A Duluth, Ga., CPA believes accountants should do much more than prepare taxes.
In a blog post titled “Is Your CPA Helping You Develop a Legacy and Fulfill the Parable of the Talents?” John Dillard, president of His CPA PC, advises taxpayers to work with their CPA “who can see both ‘the forest and the trees.’ ”
Dillard suggests several considerations for a client who is reporting substantive taxable income and is considering a retirement plan:
- Adding you to pay you for your contribution to the family business.
- Adding you to salary while continuing your present retirement plan an owner-only 401K.
- Considering setting and funding a Defined Benefit Plan this year.
- Adding you to salary and setting up a Defined Benefit Plan this year.
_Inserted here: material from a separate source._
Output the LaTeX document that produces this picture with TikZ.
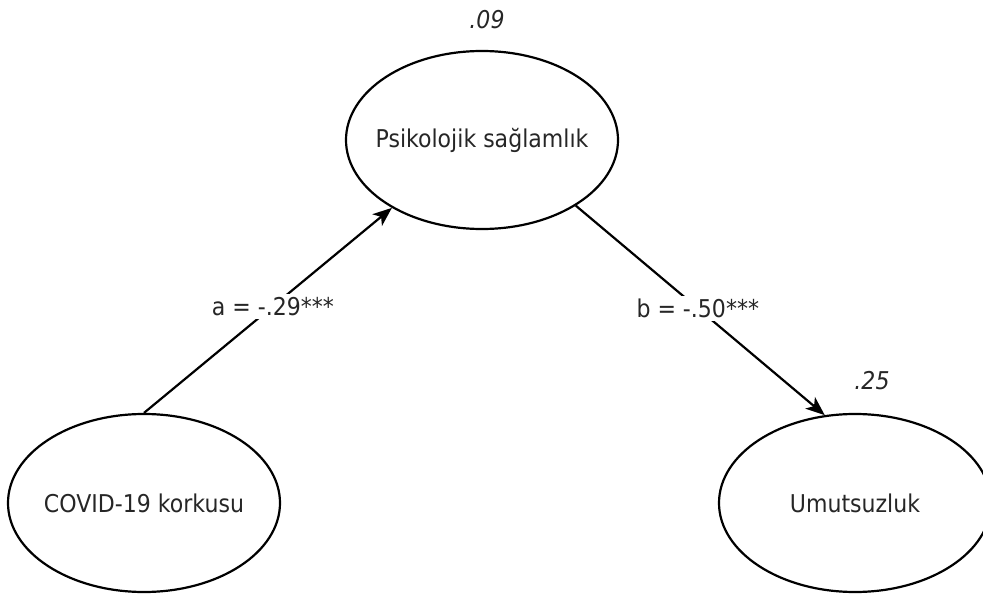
\documentclass[tikz,border=0pt]{standalone}
\usepackage{fontspec}
\setmainfont{DejaVu Sans}[FakeStretch=0.9]
\usetikzlibrary{shapes.geometric,arrows.meta}
\begin{document}
\begin{tikzpicture}[x=1pt,y=-1pt,
  txt/.style={text=black!85, font=\fontsize{24.5}{29}\selectfont},
  latent/.style={ellipse, draw, line width=2.2pt, inner sep=0pt,
    minimum width=272pt, minimum height=178pt,
    label={[txt]center:#1}},
  path/.style={draw, line width=2.2pt, -{Stealth[length=19pt,width=15pt,inset=5pt]}},
  coef/.style={txt, fill=white, inner sep=3pt},
  rsq/.style={txt, font=\fontsize{24.5}{29}\selectfont\itshape}]
\useasboundingbox (0,0) rectangle (983,596);
\node[latent={Psikolojik sağlamlık}] (p) at (482,140) {};
\node[latent={COVID-19 korkusu}] (c) at (144,503) {};
\node[latent={Umutsuzluk}] (u) at (855,503) {};
\node[rsq] (r1) at (487,20) {.09};
\node[rsq] (r2) at (872,381) {.25};
\draw[path] (c.north) -- node[coef, pos=0.52] (la) {a = -.29***} (p.217);
\draw[path] (p.325) -- node[coef, pos=0.49] (lb) {b = -.50***} (u.109);
\end{tikzpicture}
\end{document}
- Impact to retirement plans of adding other employees other than yourselves if do so in future years.
- IRS Filing Requirements of an Owner 401K vs. a Defined Benefit Plan, annual costs and Plan Documents.
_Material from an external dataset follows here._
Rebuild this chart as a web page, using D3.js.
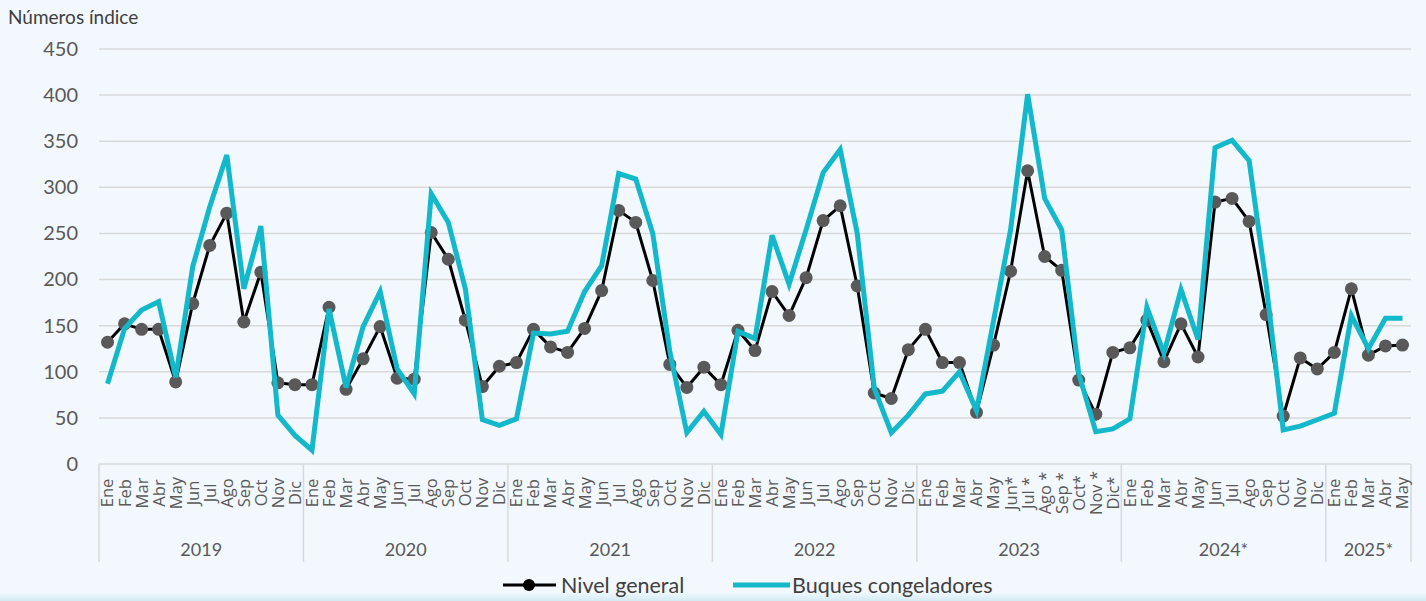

Taxpayers can also think about starting and beginning funding of a legacy, through a will or a trust, in which a substantive portion of financial assets are left to charitable organizations. With a financial advisor, consider:
- Plan requirements of adding you to salary in each an owner-only 401K and Defined Benefit Plans.
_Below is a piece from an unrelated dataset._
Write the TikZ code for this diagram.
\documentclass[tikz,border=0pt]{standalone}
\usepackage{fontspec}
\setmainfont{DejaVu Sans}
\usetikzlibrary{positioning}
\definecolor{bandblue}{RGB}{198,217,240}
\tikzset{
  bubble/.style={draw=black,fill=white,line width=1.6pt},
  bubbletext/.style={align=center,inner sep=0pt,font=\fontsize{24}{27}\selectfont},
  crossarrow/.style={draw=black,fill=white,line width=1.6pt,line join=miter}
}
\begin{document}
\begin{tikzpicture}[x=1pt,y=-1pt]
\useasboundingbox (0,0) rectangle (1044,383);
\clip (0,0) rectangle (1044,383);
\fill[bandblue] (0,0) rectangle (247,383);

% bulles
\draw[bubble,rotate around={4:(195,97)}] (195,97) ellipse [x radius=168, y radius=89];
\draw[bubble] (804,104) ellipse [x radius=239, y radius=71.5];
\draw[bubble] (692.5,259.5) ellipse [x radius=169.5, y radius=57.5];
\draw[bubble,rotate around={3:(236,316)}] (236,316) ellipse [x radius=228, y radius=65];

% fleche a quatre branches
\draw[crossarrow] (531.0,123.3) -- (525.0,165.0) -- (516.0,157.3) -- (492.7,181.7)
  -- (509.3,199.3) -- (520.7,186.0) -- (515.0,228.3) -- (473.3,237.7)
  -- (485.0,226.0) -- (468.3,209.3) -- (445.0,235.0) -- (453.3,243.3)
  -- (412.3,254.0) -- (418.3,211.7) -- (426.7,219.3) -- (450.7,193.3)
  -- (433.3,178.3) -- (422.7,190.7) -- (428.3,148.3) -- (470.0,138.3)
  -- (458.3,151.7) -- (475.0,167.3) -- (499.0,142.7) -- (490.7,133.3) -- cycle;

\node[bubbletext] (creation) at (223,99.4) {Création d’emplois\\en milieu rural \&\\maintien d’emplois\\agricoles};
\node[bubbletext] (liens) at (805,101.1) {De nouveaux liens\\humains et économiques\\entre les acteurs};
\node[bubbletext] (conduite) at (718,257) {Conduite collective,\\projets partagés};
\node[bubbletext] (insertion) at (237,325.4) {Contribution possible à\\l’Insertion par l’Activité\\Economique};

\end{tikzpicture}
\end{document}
- How adding other employees other than yourselves might impact an owner-only 401K and Defined Benefit Plan.
- What they suggest as options to study and consider setting up a legacy and to update your wills accordingly.
- Do several projections based upon several varying rates of returns given present assets, life insurance, liabilities etc. and saving levels.
- Funding your children’s college tuition.
- Review and consideration of future estate planning considerations, taxes and funding.
- Review and consideration of present life insurance, disability insurance and long term care insurance.